Typical claim values for digital and creative agencies
When agency work does qualify, claims typically range from £12,000 to £50,000 per year — lower than engineering or software product companies because the proportion of work involving genuine technological uncertainty is usually smaller relative to total fee income. Agencies that develop their own proprietary tools, platforms, or technology (rather than exclusively working on client deliverables) typically have the strongest qualifying positions.
Three qualifying activity examples
The key distinction for agencies is between client delivery work (which rarely qualifies) and work that involves resolving genuine technological uncertainty — regardless of who the ultimate beneficiary is.
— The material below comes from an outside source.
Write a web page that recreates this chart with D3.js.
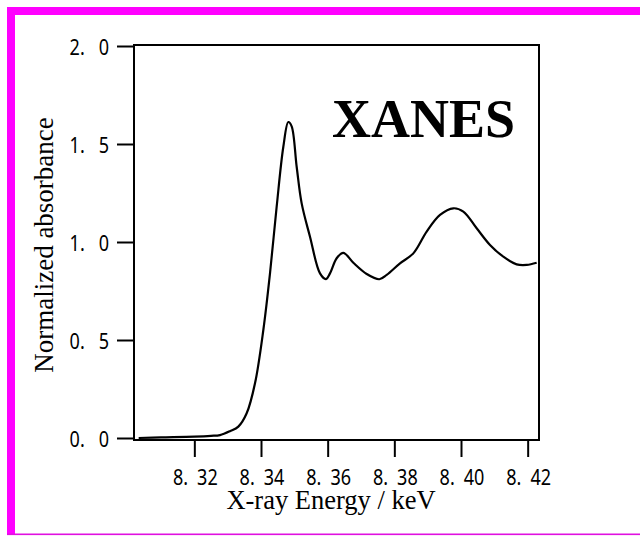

1. Building a proprietary campaign management platform with novel algorithmic components
A performance marketing agency spent 18 months developing an internal bidding optimisation tool that connected multiple advertising APIs and applied a proprietary attribution model to dynamically reallocate budget across channels in real time. The algorithmic approach was novel — no existing product on the market used the same methodology for this specific use case. The development involved significant experimentation around the model's weighting logic and multiple iterations that were abandoned before the current approach was settled on. The agency's developers spent approximately 40% of their time on this project. That proportion of their salary costs qualifies, as does a portion of the cloud infrastructure costs. This is a legitimate R&D claim because the technical uncertainty was genuine and well-evidenced.
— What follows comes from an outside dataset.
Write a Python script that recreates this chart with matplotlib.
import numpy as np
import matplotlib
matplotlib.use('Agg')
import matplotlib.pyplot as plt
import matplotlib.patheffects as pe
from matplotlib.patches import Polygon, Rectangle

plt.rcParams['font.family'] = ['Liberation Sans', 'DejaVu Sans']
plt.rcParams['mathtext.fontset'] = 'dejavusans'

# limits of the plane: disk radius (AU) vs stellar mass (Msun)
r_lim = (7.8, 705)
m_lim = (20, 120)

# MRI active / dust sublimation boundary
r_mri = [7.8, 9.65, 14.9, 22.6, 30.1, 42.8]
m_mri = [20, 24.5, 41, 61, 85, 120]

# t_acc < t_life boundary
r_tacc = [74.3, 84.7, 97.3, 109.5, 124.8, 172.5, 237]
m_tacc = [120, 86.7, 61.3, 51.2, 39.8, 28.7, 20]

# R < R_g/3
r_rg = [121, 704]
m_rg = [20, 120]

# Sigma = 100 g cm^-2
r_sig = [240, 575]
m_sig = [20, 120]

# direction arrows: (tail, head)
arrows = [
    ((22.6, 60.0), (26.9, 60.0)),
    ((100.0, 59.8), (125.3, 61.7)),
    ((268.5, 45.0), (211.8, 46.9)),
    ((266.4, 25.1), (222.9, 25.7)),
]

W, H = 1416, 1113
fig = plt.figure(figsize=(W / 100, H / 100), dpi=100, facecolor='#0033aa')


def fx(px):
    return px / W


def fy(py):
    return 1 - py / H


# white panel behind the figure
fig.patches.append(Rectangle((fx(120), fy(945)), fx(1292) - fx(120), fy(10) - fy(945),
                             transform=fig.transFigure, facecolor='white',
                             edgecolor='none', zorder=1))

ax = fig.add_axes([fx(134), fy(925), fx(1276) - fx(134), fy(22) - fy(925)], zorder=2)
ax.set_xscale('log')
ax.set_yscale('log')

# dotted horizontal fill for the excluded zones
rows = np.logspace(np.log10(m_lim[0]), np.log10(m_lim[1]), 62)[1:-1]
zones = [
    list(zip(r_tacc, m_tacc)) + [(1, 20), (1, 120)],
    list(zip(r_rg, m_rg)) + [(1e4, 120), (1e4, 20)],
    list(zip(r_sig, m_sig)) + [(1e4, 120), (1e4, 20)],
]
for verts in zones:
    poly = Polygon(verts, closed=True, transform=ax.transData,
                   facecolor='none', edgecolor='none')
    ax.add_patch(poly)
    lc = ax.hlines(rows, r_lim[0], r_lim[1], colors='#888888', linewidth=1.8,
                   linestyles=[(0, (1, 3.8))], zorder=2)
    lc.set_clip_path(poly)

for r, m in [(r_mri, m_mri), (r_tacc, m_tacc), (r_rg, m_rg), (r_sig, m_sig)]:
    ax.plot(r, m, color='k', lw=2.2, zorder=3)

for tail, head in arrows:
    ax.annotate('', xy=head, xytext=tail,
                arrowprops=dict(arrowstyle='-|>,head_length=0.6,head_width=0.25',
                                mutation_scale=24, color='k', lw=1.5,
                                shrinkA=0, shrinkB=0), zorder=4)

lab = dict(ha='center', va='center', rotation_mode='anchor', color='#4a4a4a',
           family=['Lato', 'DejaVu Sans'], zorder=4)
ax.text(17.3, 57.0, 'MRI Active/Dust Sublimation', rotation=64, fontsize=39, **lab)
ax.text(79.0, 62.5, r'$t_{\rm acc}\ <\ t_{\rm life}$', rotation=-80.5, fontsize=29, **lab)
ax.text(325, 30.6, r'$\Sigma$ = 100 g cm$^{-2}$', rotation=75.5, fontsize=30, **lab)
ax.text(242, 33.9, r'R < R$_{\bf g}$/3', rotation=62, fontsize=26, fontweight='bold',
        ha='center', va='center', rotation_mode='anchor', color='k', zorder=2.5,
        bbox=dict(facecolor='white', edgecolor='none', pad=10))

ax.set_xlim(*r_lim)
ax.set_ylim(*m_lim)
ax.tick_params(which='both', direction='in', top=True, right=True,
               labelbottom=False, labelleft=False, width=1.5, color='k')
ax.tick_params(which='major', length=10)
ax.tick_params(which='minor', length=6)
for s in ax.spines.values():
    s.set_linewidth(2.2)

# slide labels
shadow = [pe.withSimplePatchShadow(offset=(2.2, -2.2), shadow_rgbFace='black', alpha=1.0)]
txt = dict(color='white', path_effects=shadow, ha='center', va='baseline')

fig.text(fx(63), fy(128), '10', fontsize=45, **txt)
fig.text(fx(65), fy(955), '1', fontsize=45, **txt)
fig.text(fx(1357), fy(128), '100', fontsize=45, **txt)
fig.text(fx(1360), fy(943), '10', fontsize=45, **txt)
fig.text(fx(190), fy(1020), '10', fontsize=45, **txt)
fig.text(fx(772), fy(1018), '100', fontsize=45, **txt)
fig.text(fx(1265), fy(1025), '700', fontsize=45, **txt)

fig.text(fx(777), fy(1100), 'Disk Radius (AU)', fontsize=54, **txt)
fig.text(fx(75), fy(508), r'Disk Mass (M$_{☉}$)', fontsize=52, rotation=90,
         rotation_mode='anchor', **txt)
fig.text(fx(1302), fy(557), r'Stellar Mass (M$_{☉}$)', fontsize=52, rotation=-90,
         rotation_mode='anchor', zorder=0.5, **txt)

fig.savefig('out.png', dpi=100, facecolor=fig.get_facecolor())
2. Developing a real-time personalisation engine for a publisher client that required novel technical architecture
A digital agency was commissioned to build a personalisation layer for a major publisher's website that would serve dynamically assembled content in under 200ms — a latency requirement that ruled out all existing off-the-shelf personalisation solutions. The technical challenge was to build a caching and assembly system that could compose unique page variants at scale without a perceptible latency penalty. The team spent several months on architecture experimentation before arriving at a working approach that had not previously been documented in the industry. The qualifying R&D is in the technical problem-solving — the work that involved genuine uncertainty, not the surrounding client delivery work. A clear project-by-project split is essential here.
3. Creating a novel computer vision component for an augmented reality application
A creative technology studio developed an AR experience for a retail client that required real-time object detection and overlay rendering on mid-range mobile hardware — a combination of performance constraints and rendering requirements that existing frameworks could not handle without significant custom development. The team resolved several fundamental technical uncertainties around model compression, frame interpolation, and GPU memory management on constrained hardware. The final solution incorporated techniques that had not been combined in this way before. The technical novelty and the iterative, experimental nature of the development process puts this firmly within qualifying R&D territory.
HMRC scrutiny level — high
HMRC has been explicit that digital agencies and creative businesses are in a higher-risk category for R&D compliance. This followed a significant volume of claims from this sector that HMRC found to be overclaimed, incorrectly structured, or based on a misunderstanding of what constitutes technological uncertainty in a creative context.
The consequence is that agency R&D claims are examined more carefully than those from engineering or life sciences businesses. Claims need to be well-documented, specific, and clearly delineated from standard client delivery work. Vague descriptions of "innovative digital solutions" or "cutting-edge creative technology" will not survive scrutiny — HMRC will ask for specific technical detail about what was uncertain, what was tried, and what the outcome was.
This does not mean agencies should not claim — it means they should only claim what genuinely qualifies and should ensure the claim narrative is specific and technically grounded.
Common mistakes digital agencies make
Claiming for client project work that used established frameworks and tools. Building websites, apps, or digital campaigns using established platforms — even complex ones — does not qualify as R&D. The technological uncertainty test requires that the solution was not readily deducible from existing knowledge. Using React, Shopify, WordPress, or standard cloud APIs in sophisticated but conventional ways is not R&D, however impressive the output. This is the most common reason agency R&D claims are rejected or significantly reduced on enquiry.
Describing creative or strategic innovation as technological uncertainty. Developing a novel creative concept, a new brand strategy, or an innovative marketing approach is not R&D for tax purposes. The uncertainty must be technological or scientific in nature — relating to engineering, software architecture, data science, or similar technical domains. Creative excellence and technological uncertainty are different things, and conflating them is a fast route to a rejected claim.
Failing to clearly separate qualifying from non-qualifying project time. Many agencies have some qualifying work — usually in proprietary tool development or technically challenging client work that required genuine innovation. The problem is that this qualifying work is often mixed in with a much larger volume of standard delivery work. A claim that does not clearly delineate these two categories is difficult to defend. The qualifying proportion, properly identified and documented, is a valid claim — but it needs to be ring-fenced carefully.
If your agency develops proprietary tools, platforms, or technology for your own use or to sell as a product — rather than exclusively doing client delivery work — your qualifying position is likely stronger than average. The key question is whether any of that development involved technical uncertainty that required experimentation to resolve.